Yeah. a check for existing terms is I think the main problem.

Also tryed to recheck with rules before imported node is saved/ updated but can't access the imported value. It's returning existing terms but not new terms.

Btw. I have checked around my setup. I'm on 7.x-2.0-alpha8 with feeds so i defitifly check out dev.

Also noticed that i import other taxonomy terms on there vocabularies. The have very limited terms and don't show this behaviour.

Another point i set up is feeds tamper at 7.x-1.0-beta5. All tax-fields do the same in tamper. explode and remove empty. I think it's somehow dependent on the ammount of imported nodes vs. new taxonomy terms.
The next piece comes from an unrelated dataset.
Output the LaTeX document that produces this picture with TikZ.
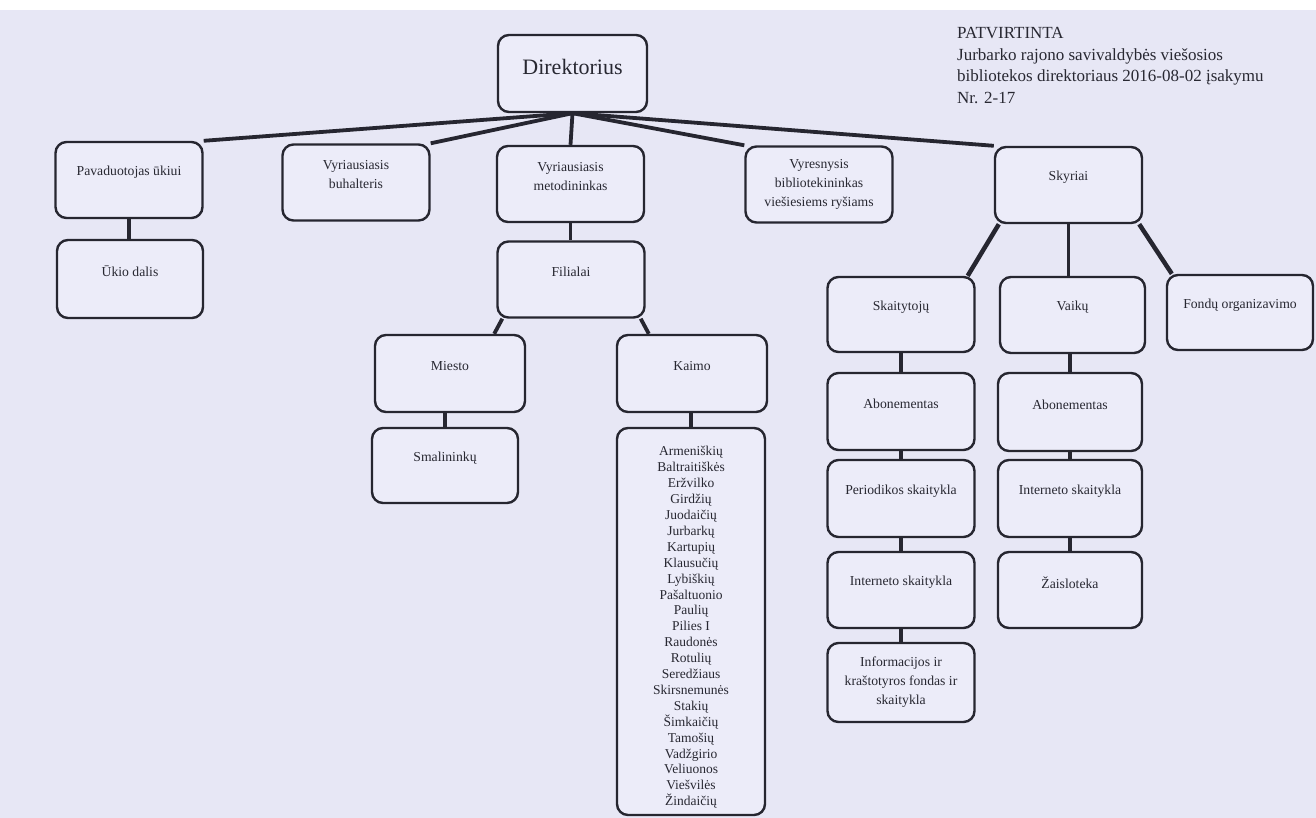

but first i give a try on dev version and tell what happens. if problem still occours. maybe my .csv and export of my feeds importer will help?

p.s.
if you have a tip on getting back my id-counter to normal levels i'm on.
I'm nearly on 20k+ now. I know this doesn't matter much, but looks a little bit silly ;)

edit:
today i also turned of "auto create" while i still had duplicates within my dictionary. result: none of the imported/ updated nodes where referenced to any of the existing terms.

input’s picture

okay. killed all terms on vocab. flushed cashes. runned update.php. db update with "7209 - Reschedules feeds jobs. ". flushed and croned again, checked everything and imported.

result:
seems to works as expected.

reimport for recheck:
everything okay.

creat job!

I should have gone to dev. earlier but i made bad experiences with dev versions :\

p.s. so if you want some infos about whisky (unfort. in german) feel free to visit http://bi-club.fem-net.de or soon http://bi-club.de
p.p.s. feeled the need to notice your project at our imprint cause you made the migration of this site possible without to much headache and much more comfortable. also i'm using feeds in some other projects and i like it more and more ;)

alexmoreno’s picture

I can confirm that the -dev version has not this issue.

To delete the taxonomy contents that can be useful:

drush sqlq "SELECT name, vid FROM taxonomy_vocabulary WHERE name = 'Cruises'"

(to get the vid, that case, 3)

drush sqlq "DELETE FROM taxonomy_term_data WHERE vid = 3"

patkai’s picture

Had the same issue with duplicate terms when importing nodes from xml. The interesting part was that I tried to get around it by importing the taxonomy first, but that went even worse, showed SQL errors. The dev version works fine, nodes with terms imported like a charm.

megachriz’s picture

Status: Active » Fixed

Marking as fixed based on the comments in #17, #18 and #19. Feel free to reopen if the problem still exists.

Status: Fixed » Closed (fixed)

Automatically closed - issue fixed for 2 weeks with no activity.

Perseids’s picture

If the issue is duplicate term names on auto create, what actually solved it for me is: here (in #3). Just eliminate the spaces between your term names in the csv file.

When I searched the issue I first landed on this page (unfortunately–wasted a lot of time) and I can confirm that the dev version doesn't have this problem but for me the dev created another (more serious) issue since schedule dates weren't getting picked up regardless of whatever I changed (tested on 2 different servers Linux & Windows). So better stick with conventional wisdom and never use dev on production sites.